◆ CHALLENGE ◆
Determine how many lines below hold the string "this". Reply with the number alone.

◆ RECORDS SHOWN ◆
--------------------
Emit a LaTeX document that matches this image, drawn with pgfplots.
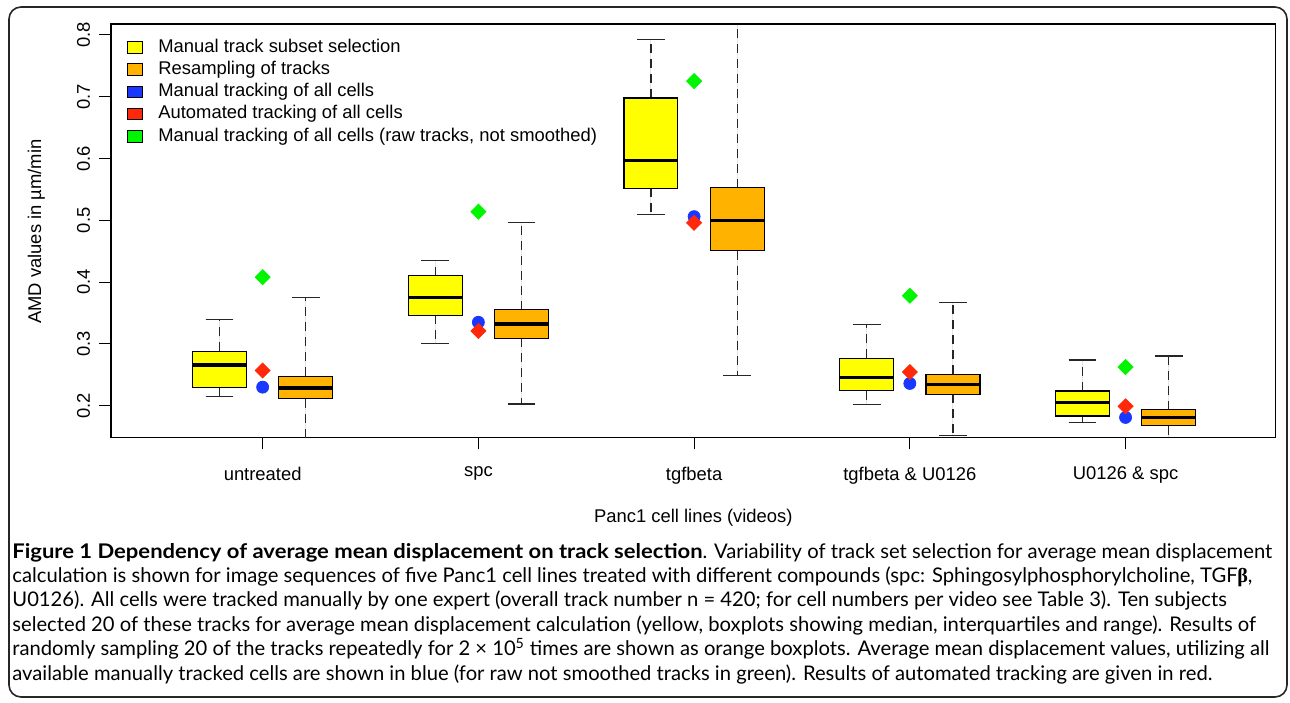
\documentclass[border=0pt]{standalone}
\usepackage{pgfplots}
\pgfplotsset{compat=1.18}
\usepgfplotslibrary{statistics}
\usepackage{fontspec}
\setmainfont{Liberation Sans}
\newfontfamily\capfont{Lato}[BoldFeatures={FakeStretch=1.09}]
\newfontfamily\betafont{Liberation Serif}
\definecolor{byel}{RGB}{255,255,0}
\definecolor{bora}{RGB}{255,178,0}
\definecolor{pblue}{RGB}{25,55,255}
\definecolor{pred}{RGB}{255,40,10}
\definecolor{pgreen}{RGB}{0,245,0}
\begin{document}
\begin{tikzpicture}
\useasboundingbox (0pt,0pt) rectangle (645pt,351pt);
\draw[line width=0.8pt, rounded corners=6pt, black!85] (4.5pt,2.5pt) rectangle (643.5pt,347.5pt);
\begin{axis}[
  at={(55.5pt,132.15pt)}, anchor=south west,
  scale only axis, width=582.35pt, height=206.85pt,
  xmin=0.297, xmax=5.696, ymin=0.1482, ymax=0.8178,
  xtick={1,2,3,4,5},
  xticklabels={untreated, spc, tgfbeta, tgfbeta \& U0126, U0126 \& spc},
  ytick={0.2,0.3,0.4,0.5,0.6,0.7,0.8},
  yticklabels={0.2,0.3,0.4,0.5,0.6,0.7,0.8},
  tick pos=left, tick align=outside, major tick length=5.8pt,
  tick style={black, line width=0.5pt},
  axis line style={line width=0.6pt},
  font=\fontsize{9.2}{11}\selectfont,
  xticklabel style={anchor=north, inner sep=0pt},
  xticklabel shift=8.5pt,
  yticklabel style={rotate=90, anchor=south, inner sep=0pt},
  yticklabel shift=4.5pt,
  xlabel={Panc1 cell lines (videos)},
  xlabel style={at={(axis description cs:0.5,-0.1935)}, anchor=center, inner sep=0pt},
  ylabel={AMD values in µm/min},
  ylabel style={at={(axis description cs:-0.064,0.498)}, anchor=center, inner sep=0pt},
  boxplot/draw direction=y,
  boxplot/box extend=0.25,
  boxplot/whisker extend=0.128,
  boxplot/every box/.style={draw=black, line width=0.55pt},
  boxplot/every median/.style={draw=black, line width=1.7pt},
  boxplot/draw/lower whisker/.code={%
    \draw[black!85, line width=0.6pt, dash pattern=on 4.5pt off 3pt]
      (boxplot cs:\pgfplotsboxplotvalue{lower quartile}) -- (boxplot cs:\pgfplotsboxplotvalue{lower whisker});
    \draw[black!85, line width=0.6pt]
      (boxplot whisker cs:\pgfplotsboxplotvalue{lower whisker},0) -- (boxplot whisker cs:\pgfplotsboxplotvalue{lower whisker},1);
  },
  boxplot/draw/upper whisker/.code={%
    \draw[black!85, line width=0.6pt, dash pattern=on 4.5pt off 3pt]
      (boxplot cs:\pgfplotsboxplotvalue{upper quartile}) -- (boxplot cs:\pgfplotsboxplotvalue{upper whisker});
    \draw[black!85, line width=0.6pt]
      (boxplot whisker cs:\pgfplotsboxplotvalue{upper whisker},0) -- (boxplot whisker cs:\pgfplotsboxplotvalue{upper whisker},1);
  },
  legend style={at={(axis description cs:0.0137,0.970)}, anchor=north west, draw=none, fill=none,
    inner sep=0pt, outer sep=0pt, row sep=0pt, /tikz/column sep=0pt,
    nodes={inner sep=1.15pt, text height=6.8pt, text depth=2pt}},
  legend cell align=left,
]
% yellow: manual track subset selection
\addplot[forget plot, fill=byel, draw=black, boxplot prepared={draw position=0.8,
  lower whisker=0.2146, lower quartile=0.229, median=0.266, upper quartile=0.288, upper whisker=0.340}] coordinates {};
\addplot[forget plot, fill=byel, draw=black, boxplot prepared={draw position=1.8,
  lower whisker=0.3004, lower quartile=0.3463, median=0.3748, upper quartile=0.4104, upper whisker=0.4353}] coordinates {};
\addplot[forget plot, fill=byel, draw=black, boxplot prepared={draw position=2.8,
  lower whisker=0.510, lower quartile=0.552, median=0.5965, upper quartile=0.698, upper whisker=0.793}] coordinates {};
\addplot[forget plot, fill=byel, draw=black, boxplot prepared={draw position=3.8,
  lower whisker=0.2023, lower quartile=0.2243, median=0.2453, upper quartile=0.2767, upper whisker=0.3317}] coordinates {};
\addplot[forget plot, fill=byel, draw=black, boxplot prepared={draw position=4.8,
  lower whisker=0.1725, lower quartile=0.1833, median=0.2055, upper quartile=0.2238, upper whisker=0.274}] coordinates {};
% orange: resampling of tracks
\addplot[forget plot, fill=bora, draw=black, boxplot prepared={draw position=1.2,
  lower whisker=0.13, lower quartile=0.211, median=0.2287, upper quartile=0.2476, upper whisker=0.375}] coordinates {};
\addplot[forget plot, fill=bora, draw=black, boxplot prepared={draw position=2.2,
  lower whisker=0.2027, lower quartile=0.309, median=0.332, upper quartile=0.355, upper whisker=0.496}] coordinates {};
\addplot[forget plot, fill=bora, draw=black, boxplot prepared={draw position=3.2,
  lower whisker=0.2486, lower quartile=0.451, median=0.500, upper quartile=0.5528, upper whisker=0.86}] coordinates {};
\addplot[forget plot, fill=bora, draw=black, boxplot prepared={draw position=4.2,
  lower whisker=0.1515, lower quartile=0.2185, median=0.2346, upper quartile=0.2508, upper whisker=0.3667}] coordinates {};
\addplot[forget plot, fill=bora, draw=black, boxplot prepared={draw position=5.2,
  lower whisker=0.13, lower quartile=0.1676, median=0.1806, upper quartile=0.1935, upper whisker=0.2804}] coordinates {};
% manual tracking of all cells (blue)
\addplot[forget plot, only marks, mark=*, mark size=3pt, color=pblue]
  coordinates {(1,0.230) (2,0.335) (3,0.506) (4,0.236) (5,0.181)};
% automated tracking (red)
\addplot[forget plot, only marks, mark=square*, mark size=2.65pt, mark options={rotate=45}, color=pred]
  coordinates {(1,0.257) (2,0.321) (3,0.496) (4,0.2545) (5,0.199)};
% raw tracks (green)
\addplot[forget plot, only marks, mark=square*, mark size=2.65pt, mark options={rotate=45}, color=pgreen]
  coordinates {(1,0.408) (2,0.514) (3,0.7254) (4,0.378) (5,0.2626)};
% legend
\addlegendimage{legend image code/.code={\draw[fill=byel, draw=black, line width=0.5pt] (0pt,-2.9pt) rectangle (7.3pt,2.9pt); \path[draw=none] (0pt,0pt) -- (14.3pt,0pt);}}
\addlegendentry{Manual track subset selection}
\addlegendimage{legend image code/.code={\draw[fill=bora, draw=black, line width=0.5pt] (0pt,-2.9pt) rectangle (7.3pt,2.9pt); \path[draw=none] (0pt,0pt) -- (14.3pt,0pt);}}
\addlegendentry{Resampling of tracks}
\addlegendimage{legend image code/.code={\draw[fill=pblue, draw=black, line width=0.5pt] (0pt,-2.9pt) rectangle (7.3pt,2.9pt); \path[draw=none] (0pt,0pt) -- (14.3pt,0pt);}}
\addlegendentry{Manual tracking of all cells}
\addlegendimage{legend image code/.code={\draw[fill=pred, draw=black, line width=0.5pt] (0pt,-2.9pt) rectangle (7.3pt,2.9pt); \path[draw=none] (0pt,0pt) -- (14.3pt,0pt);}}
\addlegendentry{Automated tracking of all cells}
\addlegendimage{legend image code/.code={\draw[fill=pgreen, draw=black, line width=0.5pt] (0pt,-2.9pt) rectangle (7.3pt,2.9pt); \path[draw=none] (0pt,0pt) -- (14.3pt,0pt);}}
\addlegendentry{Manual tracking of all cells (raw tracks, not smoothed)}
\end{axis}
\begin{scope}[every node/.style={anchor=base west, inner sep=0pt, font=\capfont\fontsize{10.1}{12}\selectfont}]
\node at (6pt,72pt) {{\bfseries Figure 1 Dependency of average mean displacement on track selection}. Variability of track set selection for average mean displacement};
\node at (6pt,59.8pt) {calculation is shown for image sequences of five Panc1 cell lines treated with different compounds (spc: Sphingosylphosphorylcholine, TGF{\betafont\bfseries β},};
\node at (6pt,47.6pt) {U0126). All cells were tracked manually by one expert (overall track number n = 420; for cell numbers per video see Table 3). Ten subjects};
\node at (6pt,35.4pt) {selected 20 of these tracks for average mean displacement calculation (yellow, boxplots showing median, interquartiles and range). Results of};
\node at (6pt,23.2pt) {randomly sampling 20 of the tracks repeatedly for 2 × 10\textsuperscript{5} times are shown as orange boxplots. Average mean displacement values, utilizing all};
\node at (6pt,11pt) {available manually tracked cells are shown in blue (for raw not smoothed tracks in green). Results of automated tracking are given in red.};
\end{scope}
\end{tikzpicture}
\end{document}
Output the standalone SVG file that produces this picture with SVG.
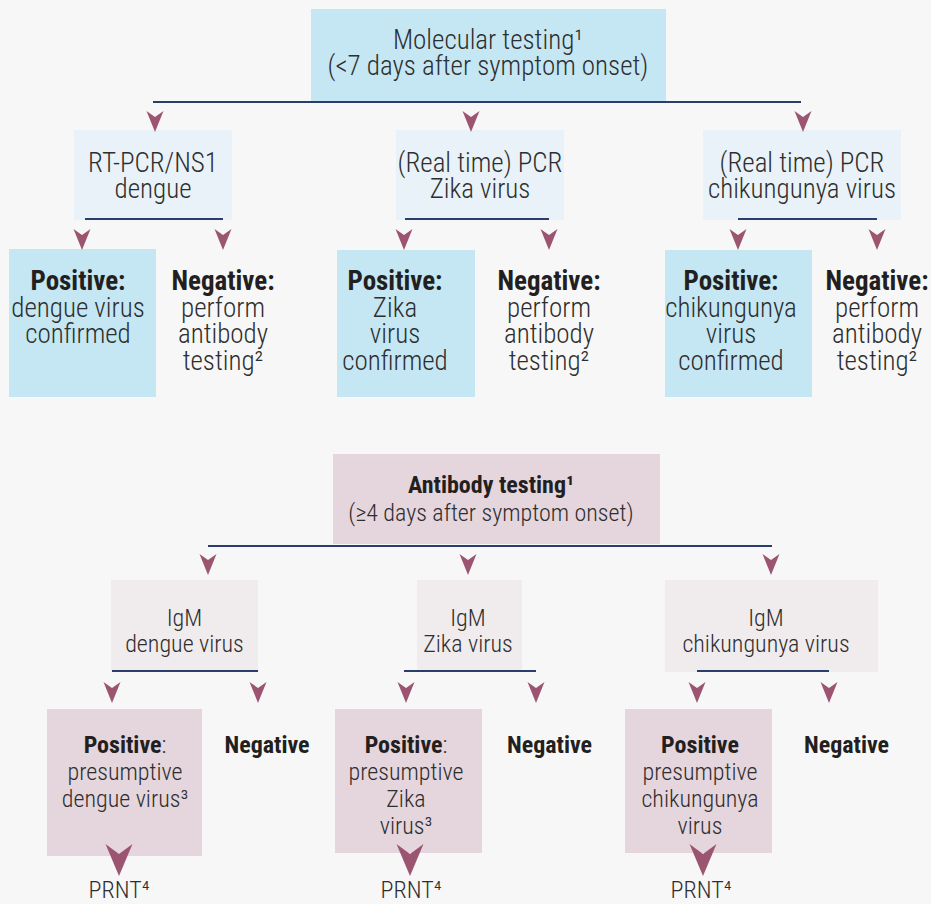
--------------------
◆ THE ANSWER ◆
2